Off-duty CHP officer's firearm stolen in SoMa

- An off-duty California Highway Patrol officer had his firearm stolen out of his vehicle in San Francisco's South of Market neighborhood on Sunday, a CHP spokesman said Monday.

It is the latest incident in a rash of auto burglaries around the San Francisco Bay area in which firearms issued or belonging to law enforcement officials have been stolen.

In Sunday's incident, the officer had parked his personal vehicle near the intersection of Eighth and Howard streets. When he returned to the vehicle on Sunday night he discovered that the front passenger-side window was broken and that a bag containing his personal pistol was missing, CHP spokesman Vu Williams said.

The officer reported the auto burglary to San Francisco police and the Police Department is investigating the incident, Williams said.

Williams said the pistol was not in a secure lockbox when it was stolen. He said Monday that the gun had not been recovered.

In a separate incident, on July 1, 32-year-old San Francisco resident Kathryn Steinle was fatally shot near the San Francisco Ferry Building with a pistol that had been reported stolen from a U.S. Bureau of Land Management ranger.

The gun was stolen during an auto burglary while he was traveling on official business in San Francisco.

Attorney Frank Pitre, who has filed a wrongful death claim against the Bureau of Land Management on behalf of the Steinle family, said that the gun was left in the federal ranger's vehicle against mandatory regulations for federal employees.

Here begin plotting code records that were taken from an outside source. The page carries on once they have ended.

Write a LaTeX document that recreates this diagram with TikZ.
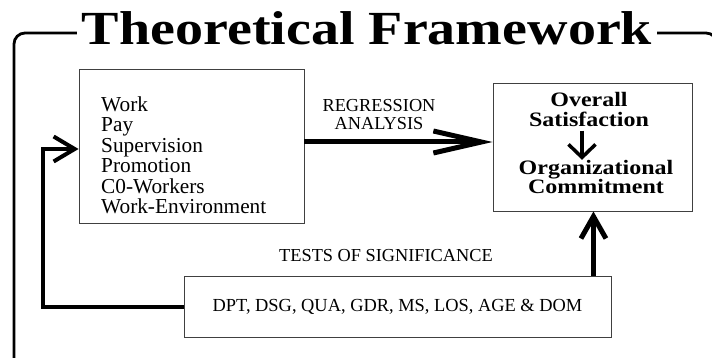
\documentclass[tikz,border=0pt]{standalone}
\usepackage{fontspec}
\setmainfont{Liberation Serif}
\usetikzlibrary{arrows.meta}
\newcommand{\widetxt}[1]{\scalebox{1.17}[1]{#1}}
\begin{document}
\begin{tikzpicture}[x=1pt,y=-1pt,
  box/.style={draw=black!75, line width=0.9pt, inner sep=0pt},
  lbl/.style={inner sep=0pt, font=\fontsize{18.3}{18}\selectfont, align=center},
  boldtxt/.style={inner sep=0pt, align=center, font=\fontsize{20.5}{19.5}\selectfont\bfseries},
  framepath/.style={line width=2.8pt, rounded corners=11pt},
  regarrow/.style={line width=5pt, -{Straight Barb[length=48pt,width=22pt]}},
  uparrow/.style={line width=5pt, -{Straight Barb[length=22pt,width=25pt]}},
  fbarrow/.style={line width=4pt, -{Straight Barb[length=21pt,width=25pt]}},
  downarrow/.style={line width=3.5pt, shorten <=4pt, -{Straight Barb[length=13pt,width=27pt]}},
]
\useasboundingbox (0,0) rectangle (712,358);
\clip (0,0) rectangle (712,358);
\fill[white] (0,0) rectangle (712,358);
% outer frame
\draw[framepath] (14,362) -- (14,33) -- (717,33) -- (717,362);
% title
\node[fill=white, inner xsep=5pt, inner ysep=0pt, anchor=base,
      font=\fontsize{47.5}{50}\selectfont\bfseries] (title) at (367,45)
      {\scalebox{1.18}[1]{Theoretical Framework}};
% left box
\node[box, minimum width=225pt, minimum height=154pt] (lbox) at (191.5,146) {};
\node[inner sep=0pt, anchor=north west, align=left,
      font=\fontsize{21.3}{20.4}\selectfont] (ltext) at (101,96.5)
      {Work\\Pay\\Supervision\\Promotion\\C0-Workers\\Work-Environment};
% right box
\node[box, minimum width=199pt, minimum height=128pt] (rbox) at (592.5,147) {};
\node[boldtxt] (sat) at (589,109.5) {\widetxt{Overall}\\\widetxt{Satisfaction}};
\node[boldtxt] (com) at (596,177) {\widetxt{Organizational}\\\widetxt{Commitment}};
% bottom box
\node[box, minimum width=427pt, minimum height=61pt,
      font=\fontsize{18.4}{20}\selectfont] (bbox) at (397.5,306.5)
      {DPT, DSG, QUA, GDR, MS, LOS, AGE \& DOM};
% labels
\node[lbl] (reg) at (379,115) {REGRESSION\\ANALYSIS};
\node[lbl] (tests) at (386,256) {TESTS OF SIGNIFICANCE};
% connectors
\draw[regarrow] ([yshift=4pt]lbox.east) -- ([yshift=4pt]lbox.east -| rbox.west);
\draw[downarrow] ([xshift=-7pt]sat.south) -- ([xshift=-14pt]com.north);
\draw[uparrow] ([xshift=-18pt]bbox.north east) -- ([xshift=-18pt]bbox.north east |- rbox.south);
\coordinate (fbx) at (43,149);
\draw[fbarrow, line join=miter] (bbox.west) -| (fbx) -- ([yshift=-3pt]lbox.west);
\end{tikzpicture}
\end{document}
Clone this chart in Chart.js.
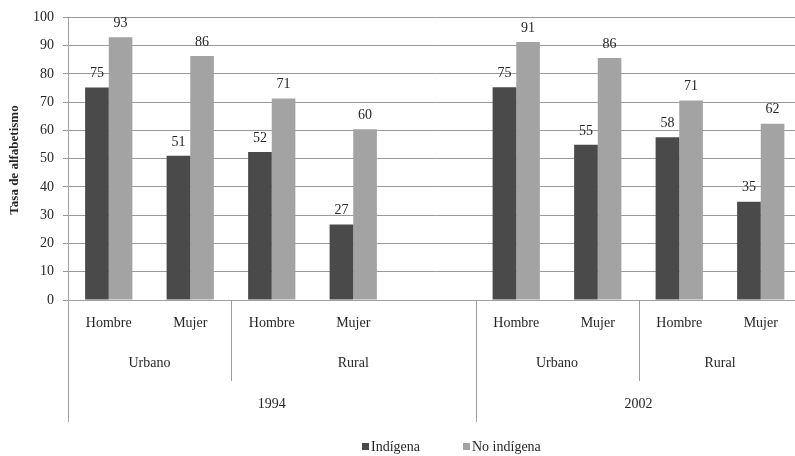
<!DOCTYPE html>
<html lang="es">
<head>
  <meta charset="UTF-8">
  <title>Tasa de alfabetismo</title>
  <style>
    html, body {
      margin: 0;
      padding: 0;
      background-color: #fff;
      overflow: hidden;
    }
    #alfabetismoChart {
      display: block;
    }
  </style>
  <script src="https://cdn.jsdelivr.net/npm/chart.js"></script>
</head>
<body>
<canvas id="alfabetismoChart" width="810" height="456"></canvas>

<script>
  // Datos
  const sexos = ['Hombre', 'Mujer', 'Hombre', 'Mujer', '', 'Hombre', 'Mujer', 'Hombre', 'Mujer'];
  const indigena = [75.2, 51.0, 52.4, 26.7, null, 75.3, 54.9, 57.6, 34.8];
  const noIndigena = [93.0, 86.3, 71.3, 60.4, null, 91.3, 85.6, 70.6, 62.4];
  const zonas = ['Urbano', 'Rural', 'Urbano', 'Rural'];
  const zonasSpan = [2, 3, 2, 2];
  const anios = ['1994', '2002'];
  const aniosSpan = [5, 4];
  const yTicks = [0, 10, 20, 30, 40, 50, 60, 70, 80, 90, 100];

  const fuente = '"Liberation Serif", "Times New Roman", serif';
  const colorTexto = '#262626';
  const colorLinea = '#a0a0a0';

  // Etiquetas de valor sobre las barras
  const etiquetasBarras = {
    id: 'etiquetasBarras',
    afterDatasetsDraw(chart) {
      const ctx = chart.ctx;
      ctx.save();
      ctx.font = '14px ' + fuente;
      ctx.fillStyle = colorTexto;
      ctx.textAlign = 'center';
      ctx.textBaseline = 'middle';
      chart.data.datasets.forEach((ds, i) => {
        chart.getDatasetMeta(i).data.forEach((bar, j) => {
          if (ds.data[j] == null) return;
          ctx.fillText(Math.round(ds.data[j]), bar.x, bar.y - 14);
        });
      });
      ctx.restore();
    }
  };

  // Ejes jerárquicos, título del eje y leyenda
  const decoracion = {
    id: 'decoracion',
    afterDraw(chart) {
      const ctx = chart.ctx;
      const area = chart.chartArea;
      const paso = (area.right - area.left) / sexos.length;
      const borde = i => area.left + paso * i;

      ctx.save();
      ctx.strokeStyle = colorLinea;
      ctx.lineWidth = 1;
      ctx.fillStyle = colorTexto;
      ctx.font = '14px ' + fuente;
      ctx.textAlign = 'center';
      ctx.textBaseline = 'middle';

      // zonas
      let inicio = 0;
      zonas.forEach((z, k) => {
        const fin = inicio + zonasSpan[k];
        ctx.fillText(z, (borde(inicio) + borde(fin)) / 2, 363);
        ctx.beginPath();
        ctx.moveTo(Math.round(borde(fin)) + 0.5, area.bottom);
        ctx.lineTo(Math.round(borde(fin)) + 0.5, 381);
        ctx.stroke();
        inicio = fin;
      });

      // años
      inicio = 0;
      anios.forEach((a, k) => {
        const fin = inicio + aniosSpan[k];
        ctx.fillText(a, (borde(inicio) + borde(fin)) / 2, 404);
        [inicio, fin].forEach(b => {
          ctx.beginPath();
          ctx.moveTo(Math.round(borde(b)) + 0.5, area.bottom);
          ctx.lineTo(Math.round(borde(b)) + 0.5, 422);
          ctx.stroke();
        });
        inicio = fin;
      });

      // título del eje y
      ctx.save();
      ctx.translate(15, 160);
      ctx.rotate(-Math.PI / 2);
      ctx.font = 'bold 13px ' + fuente;
      ctx.fillText('Tasa de alfabetismo', 0, 0);
      ctx.restore();

      // leyenda
      ctx.textAlign = 'left';
      ctx.font = '14px ' + fuente;
      const leyenda = [
        { texto: 'Indígena', color: '#4a4a4a', x: 362 },
        { texto: 'No indígena', color: '#a3a3a3', x: 463 }
      ];
      leyenda.forEach(l => {
        ctx.fillStyle = l.color;
        ctx.fillRect(l.x, 443, 7, 7);
        ctx.fillStyle = colorTexto;
        ctx.fillText(l.texto, l.x + 9, 447);
      });
      ctx.restore();
    }
  };

  const config = {
    type: 'bar',
    data: {
      labels: sexos,
      datasets: [
        {
          label: 'Indígena',
          data: indigena,
          backgroundColor: '#4a4a4a',
          categoryPercentage: 0.58,
          barPercentage: 1.0
        },
        {
          label: 'No indígena',
          data: noIndigena,
          backgroundColor: '#a3a3a3',
          categoryPercentage: 0.58,
          barPercentage: 1.0
        }
      ]
    },
    options: {
      responsive: false,
      animation: false,
      layout: {
        padding: { left: 0, right: 8.5, top: 13, bottom: 0 }
      },
      plugins: {
        legend: { display: false },
        tooltip: { enabled: false }
      },
      scales: {
        x: {
          grid: { display: false },
          border: { color: colorLinea },
          ticks: {
            color: colorTexto,
            font: { family: fuente, size: 14 },
            padding: 7,
            maxRotation: 0,
            autoSkip: false
          },
          afterFit(scale) { scale.height = 156; }
        },
        y: {
          min: 0,
          max: 100,
          afterBuildTicks(scale) {
            scale.ticks = yTicks.map(v => ({ value: v }));
          },
          grid: {
            color: '#9a9a9a',
            tickLength: 5
          },
          border: { display: true, color: colorLinea },
          ticks: {
            color: colorTexto,
            font: { family: fuente, size: 14 },
            padding: 9
          },
          afterFit(scale) { scale.width = 68; }
        }
      }
    },
    plugins: [etiquetasBarras, decoracion]
  };

  new Chart(document.getElementById('alfabetismoChart').getContext('2d'), config);
</script>
</body>
</html>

Another incident occurred in August, when a gun belonging to a Hayward police officer was stolen from a car in Oakland.

Oakland police spokeswoman Johnna Watson said that the firearm was stolen near a shopping plaza a few blocks from the Fruitvale BART station.

Hayward police spokesman Sgt. Ryan Cantrell said that the gun was a Hayward officer's, but he declined to release the officer's name.

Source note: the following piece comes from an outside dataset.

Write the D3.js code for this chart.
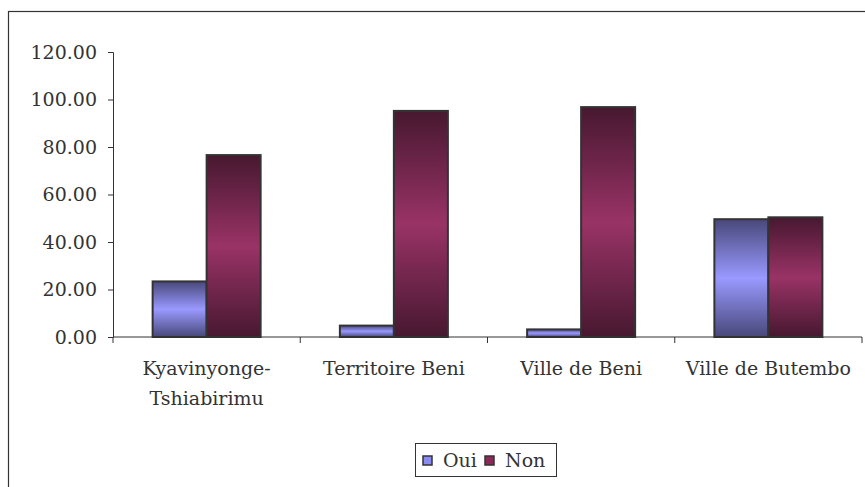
<!DOCTYPE html>
<html>
<head>
<meta charset="utf-8">
<script src="https://cdn.jsdelivr.net/npm/d3@7"></script>
<style>
  body { margin: 0; background: #fff; }
</style>
</head>
<body>
<div id="chart"></div>
<script>
// data
var categories = [["Kyavinyonge-", "Tshiabirimu"], ["Territoire Beni"], ["Ville de Beni"], ["Ville de Butembo"]];
var seriesNames = ["Oui", "Non"];
var oui = [23.4, 4.8, 3.2, 49.6];
var non = [76.6, 95.2, 96.8, 50.4];
var yTicks = [0, 20, 40, 60, 80, 100, 120];

var W = 865, H = 487;
var FONT = "DejaVu Serif, serif";
var dim = {
  left: 113,
  right: 862,
  top: 52,
  bottom: 337,
  barW: 54,
  fontSize: 19
}

var svg = d3.select("#chart").append("svg")
  .attr("width", W)
  .attr("height", H)
  .attr("font-family", FONT)
  .attr("font-size", dim.fontSize);

// gradients
var defs = svg.append("defs");
function gradient(id, edge, mid) {
  var g = defs.append("linearGradient")
    .attr("id", id)
    .attr("x1", 0).attr("y1", 0).attr("x2", 0).attr("y2", 1);
  g.append("stop").attr("offset", "0%").attr("stop-color", edge);
  g.append("stop").attr("offset", "50%").attr("stop-color", mid);
  g.append("stop").attr("offset", "100%").attr("stop-color", edge);
}
gradient("gOui", "#48487a", "#9999ff");
gradient("gNon", "#471830", "#993366");
var fills = ["url(#gOui)", "url(#gNon)"];

// outer frame
svg.append("rect")
  .attr("x", 8.5).attr("y", 11.5)
  .attr("width", 900).attr("height", 520)
  .attr("fill", "none")
  .attr("stroke", "#333")
  .attr("stroke-width", 1.2);

var x = d3.scaleBand()
  .domain(d3.range(categories.length))
  .range([dim.left, dim.right]);

var y = d3.scaleLinear()
  .domain([0, 120])
  .range([dim.bottom, dim.top]);

// y axis
var yAxis = svg.append("g")
  .attr("transform", "translate(" + dim.left + ",0)")
  .call(d3.axisLeft(y).tickValues(yTicks).tickFormat(d3.format(".2f")).tickSize(5).tickPadding(11));
yAxis.attr("font-family", FONT).attr("font-size", dim.fontSize);
yAxis.select(".domain").attr("stroke", "#333");
yAxis.selectAll(".tick line").attr("stroke", "#333");
yAxis.selectAll("text")
  .attr("font-family", FONT)
  .attr("font-size", dim.fontSize)
  .attr("fill", "#333");

// bars
var data = [oui, non];
data.forEach(function(vals, s) {
  svg.selectAll(".bar" + s)
    .data(vals)
    .enter().append("rect")
    .attr("class", "bar" + s)
    .attr("x", function(d, i) {
      return x(i) + x.bandwidth() / 2 - dim.barW + s * dim.barW;
    })
    .attr("y", function(d) { return y(d); })
    .attr("width", dim.barW)
    .attr("height", function(d) { return dim.bottom - y(d); })
    .attr("fill", fills[s])
    .attr("stroke", "#333")
    .attr("stroke-width", 2);
});

// x axis
var xAxis = svg.append("g")
  .attr("transform", "translate(0," + dim.bottom + ")");
xAxis.append("line")
  .attr("x1", dim.left).attr("x2", dim.right)
  .attr("stroke", "#333");
var bounds = d3.range(categories.length + 1).map(function(i) {
  return i < categories.length ? x(i) : x(i - 1) + x.bandwidth();
});
xAxis.selectAll(".xt")
  .data(bounds)
  .enter().append("line")
  .attr("x1", function(d) { return d; })
  .attr("x2", function(d) { return d; })
  .attr("y1", 0).attr("y2", 6)
  .attr("stroke", "#333");

categories.forEach(function(lines, i) {
  var t = xAxis.append("text")
    .attr("text-anchor", "middle")
    .attr("x", x(i) + x.bandwidth() / 2)
    .attr("y", 38)
    .attr("fill", "#333")
    .attr("font-family", FONT)
    .attr("font-size", dim.fontSize);
  lines.forEach(function(l, j) {
    t.append("tspan")
      .attr("x", x(i) + x.bandwidth() / 2)
      .attr("dy", j === 0 ? 0 : 30)
      .text(l);
  });
});

// legend
var lg = svg.append("g").attr("transform", "translate(415,443)");
lg.append("rect")
  .attr("x", 0.5).attr("y", 0.5)
  .attr("width", 141).attr("height", 33)
  .attr("fill", "#fff")
  .attr("stroke", "#333");
var legX = [8, 70];
seriesNames.forEach(function(n, s) {
  lg.append("rect")
    .attr("x", legX[s]).attr("y", 13)
    .attr("width", 9).attr("height", 9)
    .attr("fill", s === 0 ? "#8a8af0" : "#8a2a58")
    .attr("stroke", "#333")
    .attr("stroke-width", 1.5);
  lg.append("text")
    .attr("x", legX[s] + 20)
    .attr("y", 24)
    .attr("fill", "#333")
    .attr("font-family", FONT)
    .attr("font-size", dim.fontSize)
    .text(n);
});
</script>
</body>
</html>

Earlier in August, University of California police Chief Margo Bennett had her gun, badge, department-issued laptop and other items stolen from her car as she jogged at Point Isabel in Richmond.

In San Francisco police say between January and June this year, there were 14,187 auto break-ins. That's a 45 percent increase over the same period last year.

"We have an auto burglary problem in San Francisco, so we tell everybody don't leave anything within the passenger compartment in your car," said San Francisco Police Chief Greg Suhr

Suhr says his department policy requires officers to lock up firearms if they must leave them in the car.

"It's to be secured in the trunk or a lockbox affixed to the inside of the car and under no circumstance are they to be left in a car overnight," said Suhr.

San Francisco Supervisor David Campos wants to write that policy into law.

His ordinance would require all San Francisco police, sheriff's deputies and probation officers to secure their service weapons, even if they're off duty.

"If they leave a weapon in a vehicle, they have to put it in a lockbox or they have to lock it in their trunk," explained Campos. "And it provides consequences up to and including termination."

Campos says as a result of Sunday night's break-in, he plans to amend his ordinance to include personal weapons.